#### Provided data
* * * * *

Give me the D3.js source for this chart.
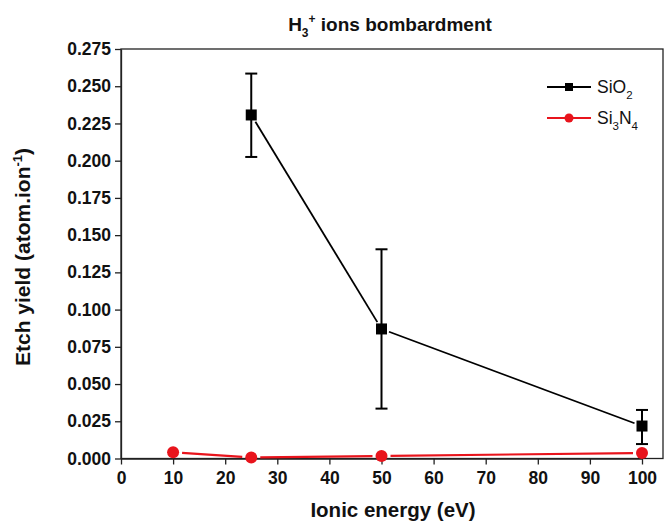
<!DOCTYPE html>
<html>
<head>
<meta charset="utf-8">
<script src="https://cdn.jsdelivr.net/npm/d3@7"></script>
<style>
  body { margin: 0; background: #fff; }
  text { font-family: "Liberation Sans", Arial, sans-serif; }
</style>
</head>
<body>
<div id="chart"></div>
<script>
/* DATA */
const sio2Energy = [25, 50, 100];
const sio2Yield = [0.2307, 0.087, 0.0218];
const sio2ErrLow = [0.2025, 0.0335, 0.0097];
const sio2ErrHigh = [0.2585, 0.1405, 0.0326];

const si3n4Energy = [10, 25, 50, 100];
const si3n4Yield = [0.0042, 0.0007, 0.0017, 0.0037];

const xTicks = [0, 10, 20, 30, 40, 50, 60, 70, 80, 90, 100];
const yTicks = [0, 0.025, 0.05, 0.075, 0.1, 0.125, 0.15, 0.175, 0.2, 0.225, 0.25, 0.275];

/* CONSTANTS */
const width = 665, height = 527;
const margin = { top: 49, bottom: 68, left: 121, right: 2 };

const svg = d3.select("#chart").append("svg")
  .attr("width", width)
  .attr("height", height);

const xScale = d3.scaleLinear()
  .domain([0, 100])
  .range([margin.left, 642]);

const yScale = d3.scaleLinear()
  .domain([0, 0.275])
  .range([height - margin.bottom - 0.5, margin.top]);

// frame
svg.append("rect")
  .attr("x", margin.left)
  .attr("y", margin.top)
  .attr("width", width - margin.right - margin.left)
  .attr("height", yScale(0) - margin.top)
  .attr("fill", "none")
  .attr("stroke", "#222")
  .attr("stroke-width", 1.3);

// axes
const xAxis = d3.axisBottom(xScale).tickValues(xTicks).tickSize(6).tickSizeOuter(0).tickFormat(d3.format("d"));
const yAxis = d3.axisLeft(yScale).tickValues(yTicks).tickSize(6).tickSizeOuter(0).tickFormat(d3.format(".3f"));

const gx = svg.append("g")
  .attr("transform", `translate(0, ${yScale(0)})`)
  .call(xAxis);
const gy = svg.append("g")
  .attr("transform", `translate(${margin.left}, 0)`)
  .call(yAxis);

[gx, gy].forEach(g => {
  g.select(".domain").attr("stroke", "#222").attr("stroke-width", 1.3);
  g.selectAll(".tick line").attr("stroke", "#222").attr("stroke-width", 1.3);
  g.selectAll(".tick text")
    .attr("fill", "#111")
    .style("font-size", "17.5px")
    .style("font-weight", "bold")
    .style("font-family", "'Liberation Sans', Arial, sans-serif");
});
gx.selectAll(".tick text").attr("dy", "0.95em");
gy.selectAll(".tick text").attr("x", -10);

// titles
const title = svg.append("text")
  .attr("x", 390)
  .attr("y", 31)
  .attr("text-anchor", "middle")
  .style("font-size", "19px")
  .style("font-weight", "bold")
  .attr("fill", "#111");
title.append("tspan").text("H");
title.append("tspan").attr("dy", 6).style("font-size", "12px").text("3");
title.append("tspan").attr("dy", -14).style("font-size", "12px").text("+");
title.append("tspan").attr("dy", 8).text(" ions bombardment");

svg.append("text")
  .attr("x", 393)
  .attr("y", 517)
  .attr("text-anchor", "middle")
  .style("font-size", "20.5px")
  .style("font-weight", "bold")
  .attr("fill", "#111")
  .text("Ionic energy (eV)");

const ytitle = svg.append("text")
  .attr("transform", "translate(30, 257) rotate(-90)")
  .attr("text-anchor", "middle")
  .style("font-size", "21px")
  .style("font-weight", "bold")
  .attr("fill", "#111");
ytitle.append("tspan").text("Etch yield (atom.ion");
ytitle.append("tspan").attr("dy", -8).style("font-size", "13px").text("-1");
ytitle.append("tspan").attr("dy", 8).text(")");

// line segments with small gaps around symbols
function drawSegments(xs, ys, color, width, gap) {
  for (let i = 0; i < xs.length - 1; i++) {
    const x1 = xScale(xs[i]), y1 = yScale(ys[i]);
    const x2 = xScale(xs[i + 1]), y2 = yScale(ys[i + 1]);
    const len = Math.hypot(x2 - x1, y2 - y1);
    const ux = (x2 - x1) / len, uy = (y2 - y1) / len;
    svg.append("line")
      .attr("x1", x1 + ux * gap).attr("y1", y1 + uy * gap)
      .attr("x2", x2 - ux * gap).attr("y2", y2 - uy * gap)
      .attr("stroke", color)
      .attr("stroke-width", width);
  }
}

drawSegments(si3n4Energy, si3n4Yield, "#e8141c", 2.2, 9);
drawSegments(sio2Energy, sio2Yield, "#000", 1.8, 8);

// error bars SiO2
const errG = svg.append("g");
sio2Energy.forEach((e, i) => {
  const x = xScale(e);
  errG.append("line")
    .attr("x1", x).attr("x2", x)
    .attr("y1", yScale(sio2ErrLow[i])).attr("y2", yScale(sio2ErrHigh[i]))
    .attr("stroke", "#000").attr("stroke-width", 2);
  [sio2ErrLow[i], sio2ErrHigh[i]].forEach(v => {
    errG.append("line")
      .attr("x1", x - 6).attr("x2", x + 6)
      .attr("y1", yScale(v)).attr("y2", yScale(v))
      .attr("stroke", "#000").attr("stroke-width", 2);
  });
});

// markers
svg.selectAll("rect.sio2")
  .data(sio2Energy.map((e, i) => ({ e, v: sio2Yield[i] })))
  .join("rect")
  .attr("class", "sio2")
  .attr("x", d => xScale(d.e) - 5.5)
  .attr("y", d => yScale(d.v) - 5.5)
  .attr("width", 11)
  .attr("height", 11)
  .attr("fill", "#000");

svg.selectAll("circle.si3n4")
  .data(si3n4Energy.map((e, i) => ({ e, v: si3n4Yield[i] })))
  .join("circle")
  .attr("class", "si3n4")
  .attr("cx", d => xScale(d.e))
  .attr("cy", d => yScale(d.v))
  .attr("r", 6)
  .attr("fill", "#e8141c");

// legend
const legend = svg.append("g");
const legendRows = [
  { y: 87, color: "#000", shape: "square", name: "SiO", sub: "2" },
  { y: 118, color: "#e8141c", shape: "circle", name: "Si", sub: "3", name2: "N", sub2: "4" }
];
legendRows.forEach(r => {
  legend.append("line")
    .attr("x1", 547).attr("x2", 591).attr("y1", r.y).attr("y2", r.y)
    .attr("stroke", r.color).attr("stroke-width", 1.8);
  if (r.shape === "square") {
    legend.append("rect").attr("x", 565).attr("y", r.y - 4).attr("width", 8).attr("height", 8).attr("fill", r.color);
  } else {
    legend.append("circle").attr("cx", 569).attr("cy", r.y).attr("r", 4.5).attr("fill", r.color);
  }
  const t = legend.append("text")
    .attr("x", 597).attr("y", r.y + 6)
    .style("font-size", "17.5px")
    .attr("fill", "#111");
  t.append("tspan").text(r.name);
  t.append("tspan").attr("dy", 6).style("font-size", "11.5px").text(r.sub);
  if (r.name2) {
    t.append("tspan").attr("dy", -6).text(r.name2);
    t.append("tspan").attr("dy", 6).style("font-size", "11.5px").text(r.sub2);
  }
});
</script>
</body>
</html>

* * * * *

#### What is required
Write the listing out a second time exactly, dropping all images.

#### Solution for this exercise
Give me the D3.js source for this chart.
<!DOCTYPE html>
<html>
<head>
<meta charset="utf-8">
<script src="https://cdn.jsdelivr.net/npm/d3@7"></script>
<style>
  body { margin: 0; background: #fff; }
  text { font-family: "Liberation Sans", Arial, sans-serif; }
</style>
</head>
<body>
<div id="chart"></div>
<script>
/* DATA */
const sio2Energy = [25, 50, 100];
const sio2Yield = [0.2307, 0.087, 0.0218];
const sio2ErrLow = [0.2025, 0.0335, 0.0097];
const sio2ErrHigh = [0.2585, 0.1405, 0.0326];

const si3n4Energy = [10, 25, 50, 100];
const si3n4Yield = [0.0042, 0.0007, 0.0017, 0.0037];

const xTicks = [0, 10, 20, 30, 40, 50, 60, 70, 80, 90, 100];
const yTicks = [0, 0.025, 0.05, 0.075, 0.1, 0.125, 0.15, 0.175, 0.2, 0.225, 0.25, 0.275];

/* CONSTANTS */
const width = 665, height = 527;
const margin = { top: 49, bottom: 68, left: 121, right: 2 };

const svg = d3.select("#chart").append("svg")
  .attr("width", width)
  .attr("height", height);

const xScale = d3.scaleLinear()
  .domain([0, 100])
  .range([margin.left, 642]);

const yScale = d3.scaleLinear()
  .domain([0, 0.275])
  .range([height - margin.bottom - 0.5, margin.top]);

// frame
svg.append("rect")
  .attr("x", margin.left)
  .attr("y", margin.top)
  .attr("width", width - margin.right - margin.left)
  .attr("height", yScale(0) - margin.top)
  .attr("fill", "none")
  .attr("stroke", "#222")
  .attr("stroke-width", 1.3);

// axes
const xAxis = d3.axisBottom(xScale).tickValues(xTicks).tickSize(6).tickSizeOuter(0).tickFormat(d3.format("d"));
const yAxis = d3.axisLeft(yScale).tickValues(yTicks).tickSize(6).tickSizeOuter(0).tickFormat(d3.format(".3f"));

const gx = svg.append("g")
  .attr("transform", `translate(0, ${yScale(0)})`)
  .call(xAxis);
const gy = svg.append("g")
  .attr("transform", `translate(${margin.left}, 0)`)
  .call(yAxis);

[gx, gy].forEach(g => {
  g.select(".domain").attr("stroke", "#222").attr("stroke-width", 1.3);
  g.selectAll(".tick line").attr("stroke", "#222").attr("stroke-width", 1.3);
  g.selectAll(".tick text")
    .attr("fill", "#111")
    .style("font-size", "17.5px")
    .style("font-weight", "bold")
    .style("font-family", "'Liberation Sans', Arial, sans-serif");
});
gx.selectAll(".tick text").attr("dy", "0.95em");
gy.selectAll(".tick text").attr("x", -10);

// titles
const title = svg.append("text")
  .attr("x", 390)
  .attr("y", 31)
  .attr("text-anchor", "middle")
  .style("font-size", "19px")
  .style("font-weight", "bold")
  .attr("fill", "#111");
title.append("tspan").text("H");
title.append("tspan").attr("dy", 6).style("font-size", "12px").text("3");
title.append("tspan").attr("dy", -14).style("font-size", "12px").text("+");
title.append("tspan").attr("dy", 8).text(" ions bombardment");

svg.append("text")
  .attr("x", 393)
  .attr("y", 517)
  .attr("text-anchor", "middle")
  .style("font-size", "20.5px")
  .style("font-weight", "bold")
  .attr("fill", "#111")
  .text("Ionic energy (eV)");

const ytitle = svg.append("text")
  .attr("transform", "translate(30, 257) rotate(-90)")
  .attr("text-anchor", "middle")
  .style("font-size", "21px")
  .style("font-weight", "bold")
  .attr("fill", "#111");
ytitle.append("tspan").text("Etch yield (atom.ion");
ytitle.append("tspan").attr("dy", -8).style("font-size", "13px").text("-1");
ytitle.append("tspan").attr("dy", 8).text(")");

// line segments with small gaps around symbols
function drawSegments(xs, ys, color, width, gap) {
  for (let i = 0; i < xs.length - 1; i++) {
    const x1 = xScale(xs[i]), y1 = yScale(ys[i]);
    const x2 = xScale(xs[i + 1]), y2 = yScale(ys[i + 1]);
    const len = Math.hypot(x2 - x1, y2 - y1);
    const ux = (x2 - x1) / len, uy = (y2 - y1) / len;
    svg.append("line")
      .attr("x1", x1 + ux * gap).attr("y1", y1 + uy * gap)
      .attr("x2", x2 - ux * gap).attr("y2", y2 - uy * gap)
      .attr("stroke", color)
      .attr("stroke-width", width);
  }
}

drawSegments(si3n4Energy, si3n4Yield, "#e8141c", 2.2, 9);
drawSegments(sio2Energy, sio2Yield, "#000", 1.8, 8);

// error bars SiO2
const errG = svg.append("g");
sio2Energy.forEach((e, i) => {
  const x = xScale(e);
  errG.append("line")
    .attr("x1", x).attr("x2", x)
    .attr("y1", yScale(sio2ErrLow[i])).attr("y2", yScale(sio2ErrHigh[i]))
    .attr("stroke", "#000").attr("stroke-width", 2);
  [sio2ErrLow[i], sio2ErrHigh[i]].forEach(v => {
    errG.append("line")
      .attr("x1", x - 6).attr("x2", x + 6)
      .attr("y1", yScale(v)).attr("y2", yScale(v))
      .attr("stroke", "#000").attr("stroke-width", 2);
  });
});

// markers
svg.selectAll("rect.sio2")
  .data(sio2Energy.map((e, i) => ({ e, v: sio2Yield[i] })))
  .join("rect")
  .attr("class", "sio2")
  .attr("x", d => xScale(d.e) - 5.5)
  .attr("y", d => yScale(d.v) - 5.5)
  .attr("width", 11)
  .attr("height", 11)
  .attr("fill", "#000");

svg.selectAll("circle.si3n4")
  .data(si3n4Energy.map((e, i) => ({ e, v: si3n4Yield[i] })))
  .join("circle")
  .attr("class", "si3n4")
  .attr("cx", d => xScale(d.e))
  .attr("cy", d => yScale(d.v))
  .attr("r", 6)
  .attr("fill", "#e8141c");

// legend
const legend = svg.append("g");
const legendRows = [
  { y: 87, color: "#000", shape: "square", name: "SiO", sub: "2" },
  { y: 118, color: "#e8141c", shape: "circle", name: "Si", sub: "3", name2: "N", sub2: "4" }
];
legendRows.forEach(r => {
  legend.append("line")
    .attr("x1", 547).attr("x2", 591).attr("y1", r.y).attr("y2", r.y)
    .attr("stroke", r.color).attr("stroke-width", 1.8);
  if (r.shape === "square") {
    legend.append("rect").attr("x", 565).attr("y", r.y - 4).attr("width", 8).attr("height", 8).attr("fill", r.color);
  } else {
    legend.append("circle").attr("cx", 569).attr("cy", r.y).attr("r", 4.5).attr("fill", r.color);
  }
  const t = legend.append("text")
    .attr("x", 597).attr("y", r.y + 6)
    .style("font-size", "17.5px")
    .attr("fill", "#111");
  t.append("tspan").text(r.name);
  t.append("tspan").attr("dy", 6).style("font-size", "11.5px").text(r.sub);
  if (r.name2) {
    t.append("tspan").attr("dy", -6).text(r.name2);
    t.append("tspan").attr("dy", 6).style("font-size", "11.5px").text(r.sub2);
  }
});
</script>
</body>
</html>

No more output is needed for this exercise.